Guest blogged by Jon Ponder, Pensito Review.
Trent Lott, the man who is probably best remembered for saying that the United States would have been a better place if Strom Thurmond, the South Carolina racist, had been elected president in 1948, is retiring from the Senate:
Lott, 66, scheduled two news conferences in his home state later in the day to reveal his plans. According to congressional and White House officials, who spoke on condition of anonymity ahead of the announcement, Lott intends to resign effective the end of the year.
No good news here, however. Lott's replacement will be appointed by the governor of Mississippi, Haley Barbour, the former GOP lobbyist and RNC head, who is undoubtedly scouring the state right now to find the most ardent rightwing racist troglodyte available to fill Lott's seat.
In fact, Gov.

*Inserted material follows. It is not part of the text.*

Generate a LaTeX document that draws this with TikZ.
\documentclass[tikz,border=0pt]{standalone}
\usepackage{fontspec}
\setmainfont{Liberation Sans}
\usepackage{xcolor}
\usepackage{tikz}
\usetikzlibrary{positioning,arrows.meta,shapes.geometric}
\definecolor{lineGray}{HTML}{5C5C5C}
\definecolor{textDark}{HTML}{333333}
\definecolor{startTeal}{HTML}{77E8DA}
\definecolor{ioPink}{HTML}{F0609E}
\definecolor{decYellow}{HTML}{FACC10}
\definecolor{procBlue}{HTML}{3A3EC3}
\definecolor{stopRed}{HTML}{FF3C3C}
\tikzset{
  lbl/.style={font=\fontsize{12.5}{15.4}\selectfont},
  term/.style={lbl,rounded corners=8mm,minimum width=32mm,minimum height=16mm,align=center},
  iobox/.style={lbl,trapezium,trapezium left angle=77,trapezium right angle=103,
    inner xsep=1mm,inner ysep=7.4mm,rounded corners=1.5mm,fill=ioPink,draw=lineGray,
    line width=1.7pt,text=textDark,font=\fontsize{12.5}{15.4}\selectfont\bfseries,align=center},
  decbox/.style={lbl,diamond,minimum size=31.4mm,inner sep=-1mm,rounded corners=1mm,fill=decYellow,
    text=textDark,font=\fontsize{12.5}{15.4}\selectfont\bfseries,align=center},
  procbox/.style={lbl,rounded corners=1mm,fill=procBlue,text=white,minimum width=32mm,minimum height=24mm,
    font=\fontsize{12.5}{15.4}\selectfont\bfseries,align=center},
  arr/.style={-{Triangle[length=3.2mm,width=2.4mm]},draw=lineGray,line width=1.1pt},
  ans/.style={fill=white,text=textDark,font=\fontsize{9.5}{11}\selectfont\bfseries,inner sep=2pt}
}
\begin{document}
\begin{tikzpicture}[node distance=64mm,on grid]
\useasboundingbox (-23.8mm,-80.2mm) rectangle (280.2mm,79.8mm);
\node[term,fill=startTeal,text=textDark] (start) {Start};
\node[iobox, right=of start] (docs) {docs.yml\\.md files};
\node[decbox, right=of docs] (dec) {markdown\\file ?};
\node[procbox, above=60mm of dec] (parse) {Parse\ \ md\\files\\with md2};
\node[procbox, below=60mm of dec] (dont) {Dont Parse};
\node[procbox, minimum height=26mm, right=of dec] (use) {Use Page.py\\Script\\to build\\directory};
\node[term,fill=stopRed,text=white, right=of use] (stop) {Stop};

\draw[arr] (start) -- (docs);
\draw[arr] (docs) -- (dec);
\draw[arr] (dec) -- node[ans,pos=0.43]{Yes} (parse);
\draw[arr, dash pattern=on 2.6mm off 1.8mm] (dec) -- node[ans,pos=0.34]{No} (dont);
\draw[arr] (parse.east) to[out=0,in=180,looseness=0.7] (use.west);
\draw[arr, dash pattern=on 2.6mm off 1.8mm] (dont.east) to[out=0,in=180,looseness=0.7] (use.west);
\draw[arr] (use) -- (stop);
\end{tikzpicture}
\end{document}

Barbour will be hard pressed to find someone who fits that description better than himself, and if the governor hadn't just been reelected in a landslide in November, he'd probably put his own name at the top of the list of appointees.
Lott ran unopposed for reelection last year, so his term won't expire until 2012. Typically, the governor's appointee will hold the seat until an interim election can be held, in this case, possibly as early as next November.
The AP says Lott's health is not an issue in his retirement, and the fact that no reason has been given for his abrupt departure --- not even the standby "desire to spend more time with his family" --- suggests he plans to cash in on his four decades as a Washington insider and power broker by becoming a lobbyist.
Lott, who made his comments about Thurmond at the late senator's 100th birthday party, is the sixth Senate Republican who has announced retirement this year, according to the AP.